Bottom line up front:  while impressive from an engineering and autonomy standpoint, the S2 is not quite ready for professional use just yet.  There are still some bugs that need to be squashed before it's ready to go:

The good stuff:  The S2 is very well built and elegantly designed.  The person & car tracking are impressive, especially when coupled with the obstacle avoidance.  On obstacle avoidance quality and how its integrated into the flight dynamics, I feel the S2 is by far the best on the market.  

The bad stuff - user Interface:  There's no histogram, no zebras, no white balance, and no indication of exposure on the main flight screen.  

Hand controller:  The drone drifts after releasing the controls and there's no way to adjust this in the flight control app.  It's particularly bad when ascending and descending.  The drone will drift another four or five feet after control release - something that strangely does not happen when only using the phone as a controller.  **Note that using a phone and its weak wifi link as a controller for RE photography is not an option for a variety of flight safety reasons.  

You cannot take RAW photos when using the hand controller.  You have to reach up and hit the soft key on the flight screen.  According to Skydio this is a known bug.  

Initial C2 linking with the hand controller is sporadic and unpredictable.  Sometimes it works, other times it doesn't.

Image quality:  The S2's camera posted some extremely impressive results for a 12MP camera when compared to DJI's 1" sensor 20MP cameras by Nomicam:image-quality-report.pdf?9538

Unfortunately, the RAW still photos from the S2 are laden with artifacts, moire, and banding.  The video image quality is extremely good, but is over sharpened.  This would be okay if there were a way to adjust sharpness in the flight control app, but there isn't.  

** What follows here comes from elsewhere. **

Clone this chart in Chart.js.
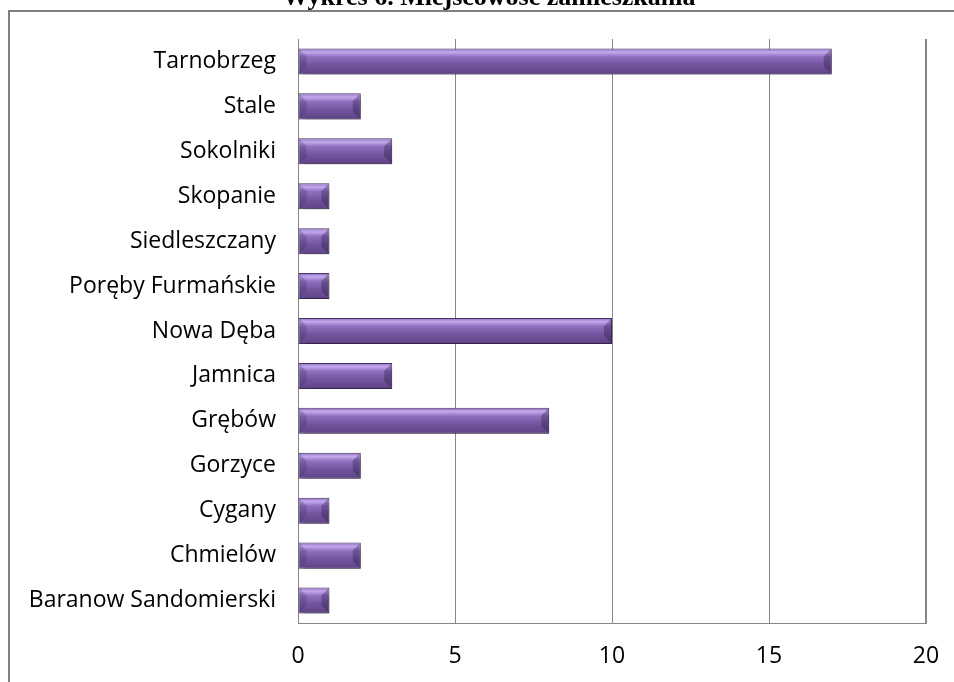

There are some other minor quirks like the drone automatically shooting video from the moment you take off, so you always get an extra clip with every flight.  The drone also won't take off at night, which seems weird to me since supposedly some PD in California (Chula Vista?) is using the S2.  

The bottom line with the S2 is that all the hardware pieces are there for this to be a GREAT drone.  Skydio just needs some firmware tweaking and additional features in the app to get to the point where this can be used for routine RE photo & video work.  

I made Skydio HQ aware of all my observations about a week ago and got an email response stating they were going to share my thoughts with the team.